City planners talk parks, zoning, branding
HOUGHTON — The Houghton Planning Commission heard updates on the city’s push to upgrade its neighborhood parks, as well as the work of its zoning and branding committees, at its meeting Tuesday.
The city held an open house this summer to get input on how to spend the remaining $120,000 of American Rescue Plan Act money the council had earmarked for the three neighborhood parks.
City Manager Eric Waara said he is about halfway through preparing recommendations based on the comments.
One recommendation will be creating a path to West Houghton Park to make it more accessible. The park can be difficult to reach for someone with a stroller or mobility issues, Waara said.
“There’s no sidewalk in the park,” he said. “We were planning to put one in there in 2017 or 2018, but the bids came for that project so far over it was already just too expensive, but we could probably do a lot of the work ourselves to pour a ramp into the park,” he said.
The council is required to have the funds committed by the end of the year, which will then be spent on construction next summer.

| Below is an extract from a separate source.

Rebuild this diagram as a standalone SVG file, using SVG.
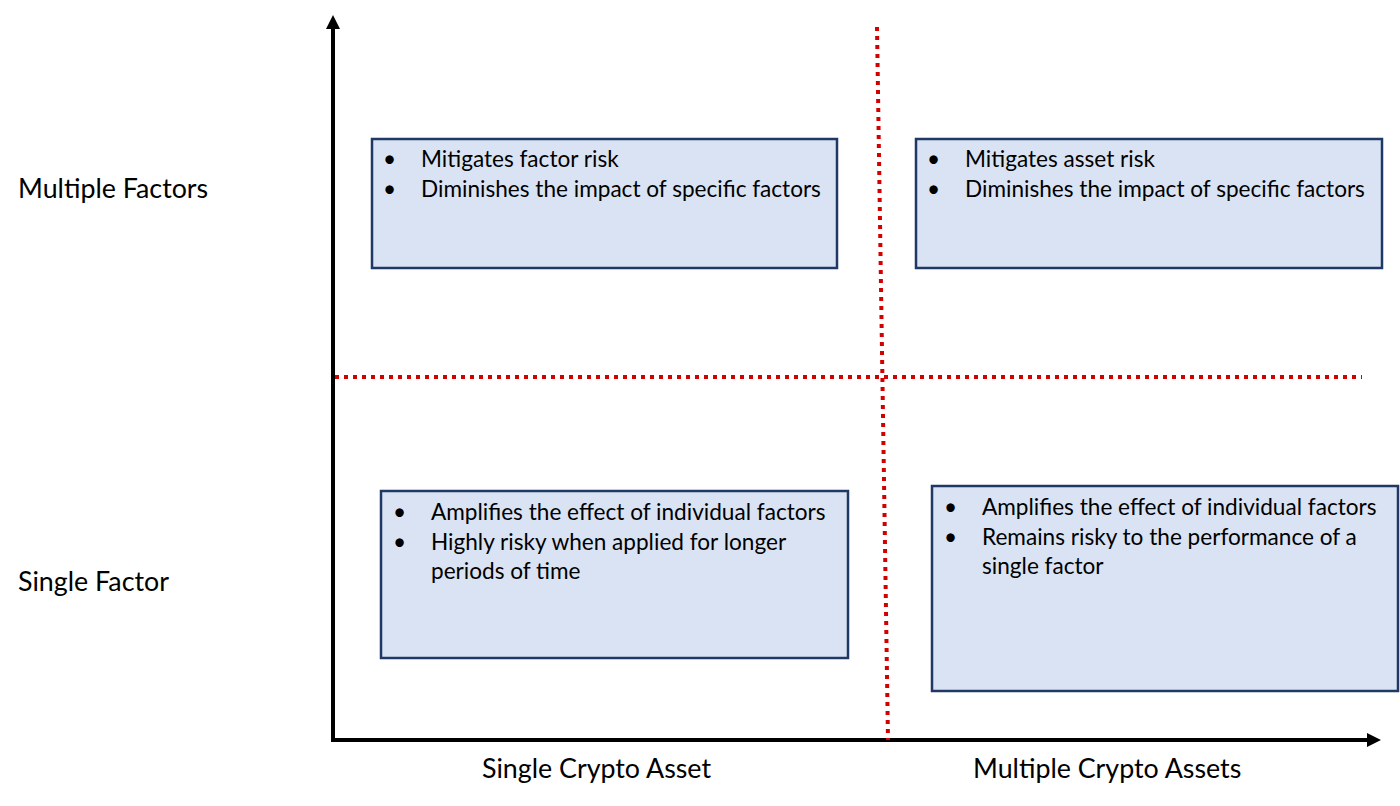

Vice Chair Bill Leder also provided a status report on the city’s zoning committee. It met in August and determined priorities: stormwater management and site plan review, which would be simplified and for smaller projects, handled administratively rather than at the planning commission level. At the request of the city council, the committee is also tackling potential changes to the city’s sign ordinance.
Their follow-up meeting included a review of markups on stormwater management and site plan review, and an initial discussion on signs. The goals there included making the wording as simple as possible; making the language as clear as possible, to aid in enforcement; and resolving contradictory language between federal law and the Michigan Department of Transportation advisory on temporary signs. A 2015 Supreme Court decision requires content-neutral policies, where political signs must be treated the same as other signs, Leder said. That conflicted with the MDOT website, which had a separate section for guidance on political signs, Vice Chair Bill Leder said.
“This was discussed in the context of signs, but it really pertains to all of the zoning ordinance provisions that we work on changing,” he said. “We have to be really careful about unintended negative consequences as we think through changes.”
They expect to have first drafts of the stormwater management and site plan improvements to review at their October meeting, where they will also do markups on the sign ordinance.
Leder said it might be possible to craft exceptions in certain parts of the city where event-related signs, rather than having to be 30 feet back from the center of the street, could be measured in distance from the curb.
“Not every street necessarily has the same right-of-way width, and it would be much easier to enforce, and that could be an exception with regard to public property,” he said.
A committee has also been meeting on the city’s branding. One of the first steps is developing a survey, which the city is doing in consultation with Karyn Olsson from The Marketing Department.
Initial questions will include the person’s opinion of Houghton, ranked on a scale from 1 to 10. If their answer is lower than 10, they will also be asked what the city could do to raise the score.
Other questions will deal with Houghton’s greatest assets, what makes Houghton unique, or how people would hope to describe Houghton five years from now.
“Part of branding is knowing who you might want to be if you’re not that already,” she said.
The survey will go out through the city’s email list, as well as Visit Keweenaw and the Keweenaw Chamber of Commerce’s contacts.
The hope is to get the survey out in October and receive results back by the end of the year, Waara said.